### OBJECTIVE
Do any lines in the data below contain "this"? If so, copy every one of them.

### SUPPLIED INFORMATION
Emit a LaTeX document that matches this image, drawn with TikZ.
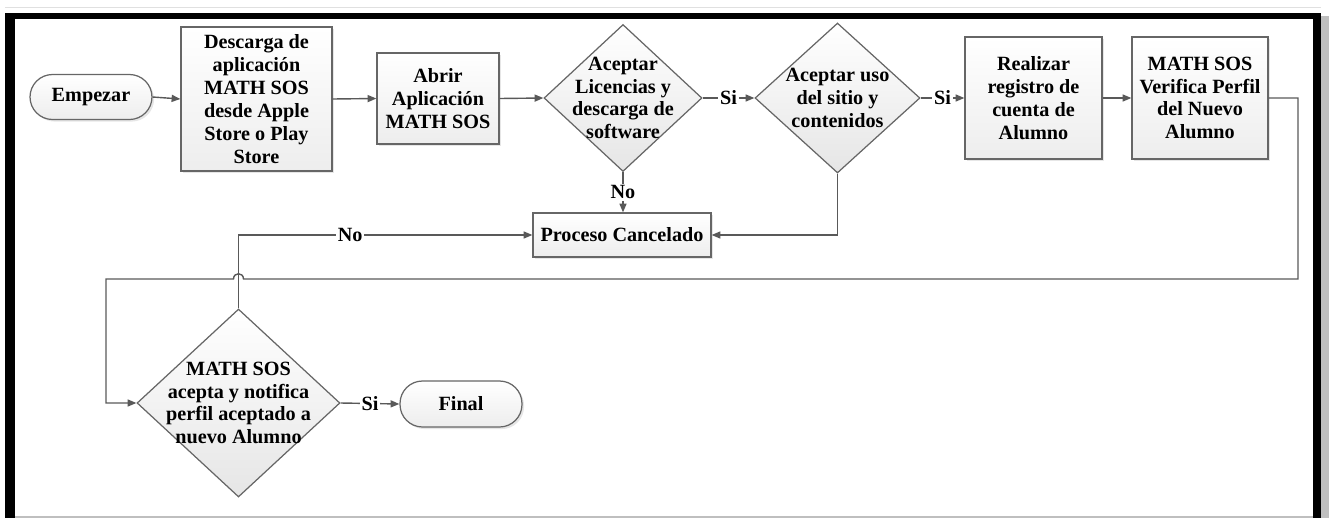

---

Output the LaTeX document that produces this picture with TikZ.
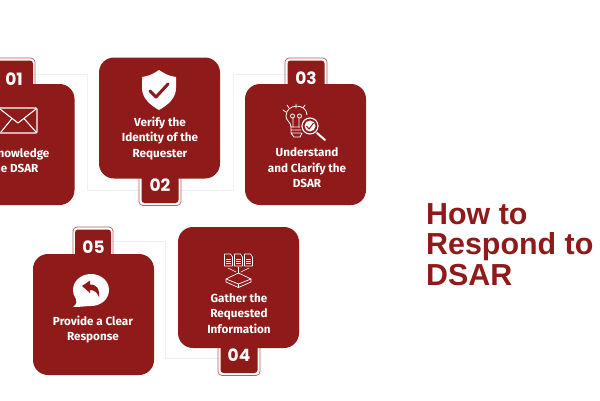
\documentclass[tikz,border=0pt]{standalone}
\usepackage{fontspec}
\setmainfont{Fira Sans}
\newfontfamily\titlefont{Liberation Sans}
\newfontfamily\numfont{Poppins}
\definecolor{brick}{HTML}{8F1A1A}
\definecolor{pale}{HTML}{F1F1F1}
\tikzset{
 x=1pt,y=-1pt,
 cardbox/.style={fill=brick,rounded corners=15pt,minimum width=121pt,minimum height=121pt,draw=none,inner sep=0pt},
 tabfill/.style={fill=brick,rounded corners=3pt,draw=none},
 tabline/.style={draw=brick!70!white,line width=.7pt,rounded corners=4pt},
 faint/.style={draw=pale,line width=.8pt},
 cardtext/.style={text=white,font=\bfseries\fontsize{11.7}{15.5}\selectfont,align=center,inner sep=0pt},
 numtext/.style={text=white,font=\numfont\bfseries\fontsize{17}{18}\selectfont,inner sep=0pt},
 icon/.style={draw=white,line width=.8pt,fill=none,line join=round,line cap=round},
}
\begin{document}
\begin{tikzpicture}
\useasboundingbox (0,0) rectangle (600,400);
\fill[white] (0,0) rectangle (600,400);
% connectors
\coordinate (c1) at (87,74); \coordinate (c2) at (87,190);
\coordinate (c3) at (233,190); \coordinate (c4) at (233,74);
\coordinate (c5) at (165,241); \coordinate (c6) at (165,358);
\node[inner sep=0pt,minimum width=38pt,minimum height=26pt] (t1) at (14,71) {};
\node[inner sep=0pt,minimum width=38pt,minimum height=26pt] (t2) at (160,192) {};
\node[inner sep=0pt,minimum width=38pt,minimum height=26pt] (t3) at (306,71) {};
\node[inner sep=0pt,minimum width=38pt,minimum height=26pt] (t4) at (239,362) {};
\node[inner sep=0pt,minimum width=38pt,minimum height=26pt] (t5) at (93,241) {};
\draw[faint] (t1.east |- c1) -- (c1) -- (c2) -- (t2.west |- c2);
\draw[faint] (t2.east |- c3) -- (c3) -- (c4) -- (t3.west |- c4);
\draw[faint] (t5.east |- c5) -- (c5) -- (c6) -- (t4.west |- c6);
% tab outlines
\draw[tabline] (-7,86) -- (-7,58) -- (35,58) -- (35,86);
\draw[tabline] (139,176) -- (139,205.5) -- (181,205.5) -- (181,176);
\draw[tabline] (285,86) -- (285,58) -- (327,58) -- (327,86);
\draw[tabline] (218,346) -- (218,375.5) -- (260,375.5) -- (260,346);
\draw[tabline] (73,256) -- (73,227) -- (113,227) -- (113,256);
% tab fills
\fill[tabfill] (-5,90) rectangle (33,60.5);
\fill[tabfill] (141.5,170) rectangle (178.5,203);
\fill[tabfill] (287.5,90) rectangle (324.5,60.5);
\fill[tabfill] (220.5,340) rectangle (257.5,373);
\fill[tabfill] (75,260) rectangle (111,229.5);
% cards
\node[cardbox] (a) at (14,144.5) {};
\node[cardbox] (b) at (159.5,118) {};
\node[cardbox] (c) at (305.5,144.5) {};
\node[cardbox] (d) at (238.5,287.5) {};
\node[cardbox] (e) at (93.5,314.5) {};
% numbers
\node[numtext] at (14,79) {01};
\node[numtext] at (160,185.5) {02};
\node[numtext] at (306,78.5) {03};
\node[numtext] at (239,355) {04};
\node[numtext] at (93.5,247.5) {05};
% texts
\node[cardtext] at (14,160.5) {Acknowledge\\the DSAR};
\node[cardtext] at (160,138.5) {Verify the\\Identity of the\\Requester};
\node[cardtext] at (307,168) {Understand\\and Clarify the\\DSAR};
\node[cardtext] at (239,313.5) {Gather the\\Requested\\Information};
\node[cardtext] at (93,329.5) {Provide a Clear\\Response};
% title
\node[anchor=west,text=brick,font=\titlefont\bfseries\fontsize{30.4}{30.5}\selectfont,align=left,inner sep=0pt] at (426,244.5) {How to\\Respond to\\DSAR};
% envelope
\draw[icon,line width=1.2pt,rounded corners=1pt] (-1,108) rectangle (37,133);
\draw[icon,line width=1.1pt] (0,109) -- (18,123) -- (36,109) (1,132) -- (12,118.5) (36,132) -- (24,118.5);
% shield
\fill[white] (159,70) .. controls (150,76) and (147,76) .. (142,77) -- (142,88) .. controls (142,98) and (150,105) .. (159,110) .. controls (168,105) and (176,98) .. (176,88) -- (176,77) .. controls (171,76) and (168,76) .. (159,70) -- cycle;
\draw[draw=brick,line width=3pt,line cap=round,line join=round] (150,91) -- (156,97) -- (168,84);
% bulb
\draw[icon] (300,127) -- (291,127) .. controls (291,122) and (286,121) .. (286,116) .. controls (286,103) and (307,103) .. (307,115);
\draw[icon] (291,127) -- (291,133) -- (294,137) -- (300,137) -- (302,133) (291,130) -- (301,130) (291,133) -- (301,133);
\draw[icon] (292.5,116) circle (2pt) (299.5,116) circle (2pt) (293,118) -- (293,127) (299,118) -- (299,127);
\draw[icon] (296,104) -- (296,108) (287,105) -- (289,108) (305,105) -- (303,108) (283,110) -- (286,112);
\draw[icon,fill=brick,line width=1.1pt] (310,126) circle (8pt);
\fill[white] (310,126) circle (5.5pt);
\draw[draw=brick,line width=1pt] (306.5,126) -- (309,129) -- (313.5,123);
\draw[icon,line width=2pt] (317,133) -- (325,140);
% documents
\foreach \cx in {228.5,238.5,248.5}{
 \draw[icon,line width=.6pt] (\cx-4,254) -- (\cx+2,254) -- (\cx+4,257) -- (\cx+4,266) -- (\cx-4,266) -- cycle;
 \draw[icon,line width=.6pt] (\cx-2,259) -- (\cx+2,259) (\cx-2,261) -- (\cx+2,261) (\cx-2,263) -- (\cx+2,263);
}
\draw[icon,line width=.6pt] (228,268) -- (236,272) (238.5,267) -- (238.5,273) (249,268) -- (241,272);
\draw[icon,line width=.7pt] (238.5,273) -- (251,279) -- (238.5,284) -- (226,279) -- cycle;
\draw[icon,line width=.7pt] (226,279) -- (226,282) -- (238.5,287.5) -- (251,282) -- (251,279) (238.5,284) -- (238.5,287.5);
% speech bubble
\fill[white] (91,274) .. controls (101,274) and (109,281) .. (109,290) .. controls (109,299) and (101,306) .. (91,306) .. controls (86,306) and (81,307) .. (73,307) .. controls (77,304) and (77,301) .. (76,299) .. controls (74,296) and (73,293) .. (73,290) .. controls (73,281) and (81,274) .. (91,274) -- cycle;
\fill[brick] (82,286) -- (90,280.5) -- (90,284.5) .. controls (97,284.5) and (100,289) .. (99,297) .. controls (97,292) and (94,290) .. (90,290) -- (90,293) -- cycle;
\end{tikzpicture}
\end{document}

### RIGHT ANSWER
Emit a LaTeX document that matches this image, drawn with TikZ.
Output the LaTeX document that produces this picture with TikZ.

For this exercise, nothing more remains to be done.